GIVEN INSTRUCTION>
State the number of lines that contain the word "source", and add nothing else.

INPUT MATERIAL>
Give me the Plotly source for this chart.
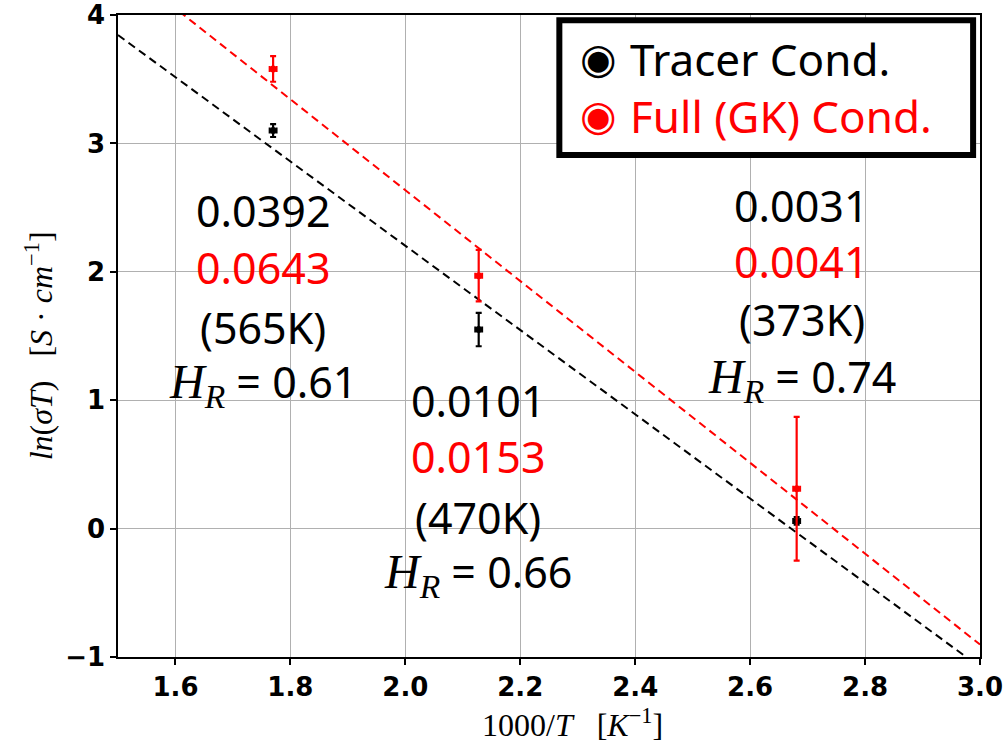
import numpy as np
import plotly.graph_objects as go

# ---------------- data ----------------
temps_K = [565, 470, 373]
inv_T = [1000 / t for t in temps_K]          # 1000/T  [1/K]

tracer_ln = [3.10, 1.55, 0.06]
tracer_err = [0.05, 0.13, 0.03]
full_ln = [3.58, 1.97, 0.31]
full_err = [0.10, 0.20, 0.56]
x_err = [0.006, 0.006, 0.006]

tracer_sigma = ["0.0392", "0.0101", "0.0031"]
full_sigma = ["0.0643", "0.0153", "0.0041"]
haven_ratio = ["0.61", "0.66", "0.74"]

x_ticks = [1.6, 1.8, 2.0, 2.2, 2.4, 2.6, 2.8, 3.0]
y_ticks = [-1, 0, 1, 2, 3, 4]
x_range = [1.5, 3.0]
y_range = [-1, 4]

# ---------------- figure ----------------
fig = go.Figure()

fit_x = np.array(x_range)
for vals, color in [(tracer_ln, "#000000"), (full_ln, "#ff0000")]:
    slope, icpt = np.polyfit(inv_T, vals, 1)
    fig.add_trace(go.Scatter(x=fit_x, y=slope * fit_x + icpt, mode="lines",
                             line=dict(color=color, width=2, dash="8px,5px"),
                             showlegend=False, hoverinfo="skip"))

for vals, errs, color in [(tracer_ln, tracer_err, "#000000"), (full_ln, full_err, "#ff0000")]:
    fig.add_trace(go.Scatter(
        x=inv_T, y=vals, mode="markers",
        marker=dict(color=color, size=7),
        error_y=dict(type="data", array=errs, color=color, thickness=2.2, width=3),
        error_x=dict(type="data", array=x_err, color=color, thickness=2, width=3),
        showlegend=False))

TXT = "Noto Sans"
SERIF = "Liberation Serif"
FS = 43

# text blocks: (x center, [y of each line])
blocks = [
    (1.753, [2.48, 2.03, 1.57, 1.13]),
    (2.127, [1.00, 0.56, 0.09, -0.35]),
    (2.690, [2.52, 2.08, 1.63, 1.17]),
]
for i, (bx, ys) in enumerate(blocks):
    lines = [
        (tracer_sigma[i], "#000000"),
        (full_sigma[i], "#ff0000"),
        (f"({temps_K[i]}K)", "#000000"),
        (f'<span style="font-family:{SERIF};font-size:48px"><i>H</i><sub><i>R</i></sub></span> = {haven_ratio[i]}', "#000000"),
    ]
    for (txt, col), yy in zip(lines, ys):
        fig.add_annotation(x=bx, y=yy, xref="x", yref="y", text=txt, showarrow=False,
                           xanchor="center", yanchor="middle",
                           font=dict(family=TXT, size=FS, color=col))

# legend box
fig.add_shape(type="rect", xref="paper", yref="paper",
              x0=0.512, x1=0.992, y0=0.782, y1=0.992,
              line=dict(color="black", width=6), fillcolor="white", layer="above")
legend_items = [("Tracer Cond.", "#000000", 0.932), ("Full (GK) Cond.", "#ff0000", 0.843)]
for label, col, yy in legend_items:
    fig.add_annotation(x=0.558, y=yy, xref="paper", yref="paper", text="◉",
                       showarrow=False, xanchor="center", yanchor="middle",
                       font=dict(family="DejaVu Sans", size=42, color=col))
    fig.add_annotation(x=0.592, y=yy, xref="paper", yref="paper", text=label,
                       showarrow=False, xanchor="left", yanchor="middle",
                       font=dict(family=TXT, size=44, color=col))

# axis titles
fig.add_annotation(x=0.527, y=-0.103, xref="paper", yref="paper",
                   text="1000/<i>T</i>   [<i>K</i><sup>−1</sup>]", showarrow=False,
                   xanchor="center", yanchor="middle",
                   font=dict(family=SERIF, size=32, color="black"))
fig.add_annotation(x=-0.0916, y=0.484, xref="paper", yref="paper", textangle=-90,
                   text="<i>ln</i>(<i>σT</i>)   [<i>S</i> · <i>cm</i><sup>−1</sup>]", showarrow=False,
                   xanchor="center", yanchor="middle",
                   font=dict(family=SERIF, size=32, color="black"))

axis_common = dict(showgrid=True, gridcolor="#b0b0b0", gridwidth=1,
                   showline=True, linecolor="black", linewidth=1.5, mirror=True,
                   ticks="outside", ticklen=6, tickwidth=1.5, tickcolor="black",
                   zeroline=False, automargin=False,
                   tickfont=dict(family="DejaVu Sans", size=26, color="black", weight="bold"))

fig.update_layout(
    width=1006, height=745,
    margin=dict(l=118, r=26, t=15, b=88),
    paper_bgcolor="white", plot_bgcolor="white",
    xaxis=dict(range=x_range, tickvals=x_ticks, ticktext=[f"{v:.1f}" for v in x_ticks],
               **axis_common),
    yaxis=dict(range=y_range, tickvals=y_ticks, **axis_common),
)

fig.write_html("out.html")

==

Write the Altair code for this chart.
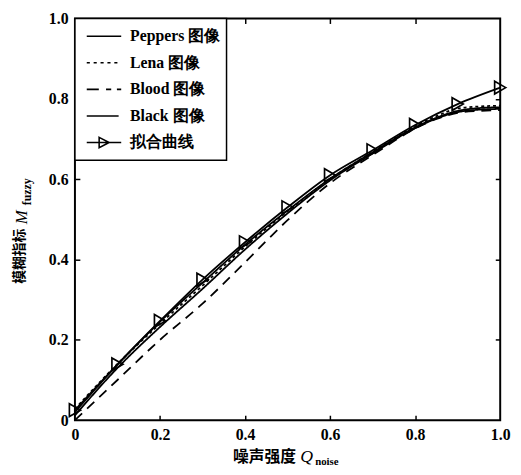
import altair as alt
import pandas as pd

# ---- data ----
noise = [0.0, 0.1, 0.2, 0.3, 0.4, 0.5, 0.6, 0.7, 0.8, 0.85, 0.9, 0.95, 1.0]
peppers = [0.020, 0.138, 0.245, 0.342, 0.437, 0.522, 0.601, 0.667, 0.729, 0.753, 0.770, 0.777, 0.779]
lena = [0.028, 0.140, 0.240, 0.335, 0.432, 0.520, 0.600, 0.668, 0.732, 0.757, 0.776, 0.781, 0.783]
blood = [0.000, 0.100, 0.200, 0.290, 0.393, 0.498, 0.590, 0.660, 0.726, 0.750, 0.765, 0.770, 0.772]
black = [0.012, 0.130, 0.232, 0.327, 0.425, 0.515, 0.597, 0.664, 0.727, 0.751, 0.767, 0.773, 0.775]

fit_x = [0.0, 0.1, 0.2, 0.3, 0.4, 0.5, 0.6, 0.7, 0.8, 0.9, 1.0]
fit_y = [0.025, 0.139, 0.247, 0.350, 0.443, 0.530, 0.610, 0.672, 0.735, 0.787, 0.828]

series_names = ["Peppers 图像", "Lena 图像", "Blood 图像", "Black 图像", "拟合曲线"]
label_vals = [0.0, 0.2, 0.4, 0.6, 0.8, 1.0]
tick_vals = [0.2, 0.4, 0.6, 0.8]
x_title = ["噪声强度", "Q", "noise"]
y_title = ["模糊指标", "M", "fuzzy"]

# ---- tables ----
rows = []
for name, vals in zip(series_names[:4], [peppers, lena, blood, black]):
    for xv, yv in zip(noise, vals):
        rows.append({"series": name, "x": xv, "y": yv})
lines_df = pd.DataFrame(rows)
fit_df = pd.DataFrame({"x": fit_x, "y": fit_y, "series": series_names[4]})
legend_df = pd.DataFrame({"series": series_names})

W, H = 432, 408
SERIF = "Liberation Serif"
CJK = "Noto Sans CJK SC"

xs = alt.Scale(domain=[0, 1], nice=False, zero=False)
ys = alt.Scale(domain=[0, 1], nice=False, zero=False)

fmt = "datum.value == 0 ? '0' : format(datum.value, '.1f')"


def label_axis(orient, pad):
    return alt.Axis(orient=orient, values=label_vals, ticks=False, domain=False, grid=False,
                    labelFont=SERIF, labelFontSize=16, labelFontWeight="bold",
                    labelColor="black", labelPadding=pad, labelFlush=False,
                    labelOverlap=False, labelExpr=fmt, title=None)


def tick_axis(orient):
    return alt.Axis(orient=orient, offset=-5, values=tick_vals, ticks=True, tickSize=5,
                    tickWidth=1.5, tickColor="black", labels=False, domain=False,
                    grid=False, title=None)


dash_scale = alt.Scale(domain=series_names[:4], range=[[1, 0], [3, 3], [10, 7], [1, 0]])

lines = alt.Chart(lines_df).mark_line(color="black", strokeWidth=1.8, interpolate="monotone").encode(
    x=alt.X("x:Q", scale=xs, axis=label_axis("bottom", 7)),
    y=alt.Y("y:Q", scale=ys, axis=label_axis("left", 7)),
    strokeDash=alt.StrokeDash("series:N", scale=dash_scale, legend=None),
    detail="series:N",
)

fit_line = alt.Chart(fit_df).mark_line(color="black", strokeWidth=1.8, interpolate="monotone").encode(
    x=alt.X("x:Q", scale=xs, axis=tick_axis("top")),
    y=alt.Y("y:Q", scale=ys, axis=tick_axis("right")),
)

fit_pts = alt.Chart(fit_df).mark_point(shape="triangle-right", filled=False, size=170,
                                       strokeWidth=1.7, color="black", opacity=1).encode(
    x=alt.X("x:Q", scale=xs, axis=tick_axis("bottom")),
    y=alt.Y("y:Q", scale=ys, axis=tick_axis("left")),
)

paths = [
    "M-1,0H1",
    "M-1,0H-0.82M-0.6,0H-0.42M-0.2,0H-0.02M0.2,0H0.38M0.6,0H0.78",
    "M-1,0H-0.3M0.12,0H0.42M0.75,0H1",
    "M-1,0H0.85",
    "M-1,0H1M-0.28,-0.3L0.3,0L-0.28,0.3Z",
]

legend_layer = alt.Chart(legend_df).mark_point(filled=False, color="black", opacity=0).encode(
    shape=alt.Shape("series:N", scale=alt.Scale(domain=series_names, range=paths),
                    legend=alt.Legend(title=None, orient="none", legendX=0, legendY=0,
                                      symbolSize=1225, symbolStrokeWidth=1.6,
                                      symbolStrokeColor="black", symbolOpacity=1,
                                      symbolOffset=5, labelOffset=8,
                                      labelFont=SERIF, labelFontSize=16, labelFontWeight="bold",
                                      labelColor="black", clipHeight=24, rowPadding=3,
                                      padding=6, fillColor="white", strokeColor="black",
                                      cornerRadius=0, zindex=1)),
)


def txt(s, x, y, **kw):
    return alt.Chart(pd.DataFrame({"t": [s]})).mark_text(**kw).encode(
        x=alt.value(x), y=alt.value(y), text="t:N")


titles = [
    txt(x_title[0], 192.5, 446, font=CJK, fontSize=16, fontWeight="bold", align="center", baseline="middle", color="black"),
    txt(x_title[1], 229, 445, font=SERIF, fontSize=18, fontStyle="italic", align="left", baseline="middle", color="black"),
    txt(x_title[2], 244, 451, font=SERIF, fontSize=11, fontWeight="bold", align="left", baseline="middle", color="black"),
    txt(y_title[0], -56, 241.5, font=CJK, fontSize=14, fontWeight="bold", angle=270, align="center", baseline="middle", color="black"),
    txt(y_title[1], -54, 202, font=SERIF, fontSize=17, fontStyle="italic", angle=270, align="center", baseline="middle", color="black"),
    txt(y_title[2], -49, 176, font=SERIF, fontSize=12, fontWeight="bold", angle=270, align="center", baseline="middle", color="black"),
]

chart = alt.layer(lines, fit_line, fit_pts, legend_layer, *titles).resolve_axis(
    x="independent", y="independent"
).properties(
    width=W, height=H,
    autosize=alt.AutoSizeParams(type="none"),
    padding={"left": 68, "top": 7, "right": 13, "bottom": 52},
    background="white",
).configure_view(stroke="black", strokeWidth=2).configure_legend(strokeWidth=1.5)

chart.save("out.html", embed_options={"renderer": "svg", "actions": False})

* * *

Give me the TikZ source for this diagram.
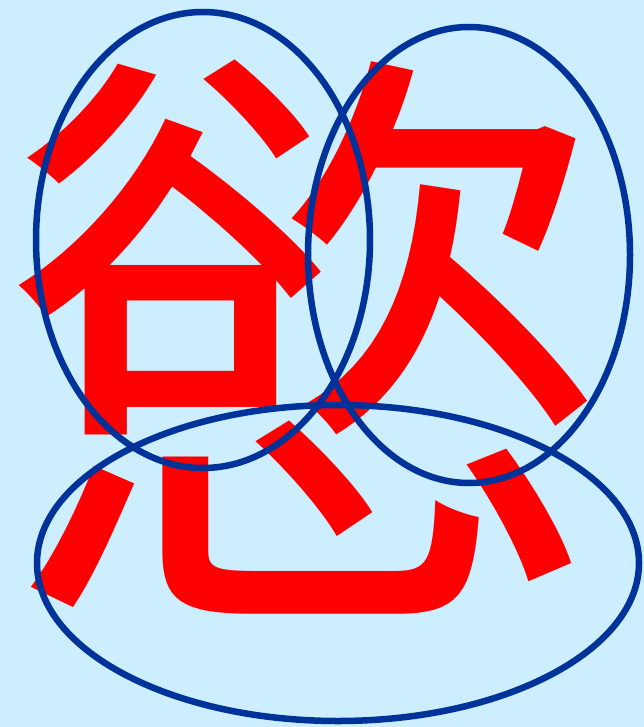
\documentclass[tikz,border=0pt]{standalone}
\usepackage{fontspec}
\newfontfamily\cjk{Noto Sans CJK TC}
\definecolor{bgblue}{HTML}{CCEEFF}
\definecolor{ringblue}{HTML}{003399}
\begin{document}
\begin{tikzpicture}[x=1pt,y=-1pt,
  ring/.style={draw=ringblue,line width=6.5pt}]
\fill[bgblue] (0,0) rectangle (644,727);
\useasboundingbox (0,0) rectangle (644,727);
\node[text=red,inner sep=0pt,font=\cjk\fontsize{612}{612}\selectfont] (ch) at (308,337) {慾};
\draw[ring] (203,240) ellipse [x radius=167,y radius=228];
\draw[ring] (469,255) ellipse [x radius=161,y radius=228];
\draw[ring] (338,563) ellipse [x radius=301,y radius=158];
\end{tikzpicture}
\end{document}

WORKED ANSWER>
2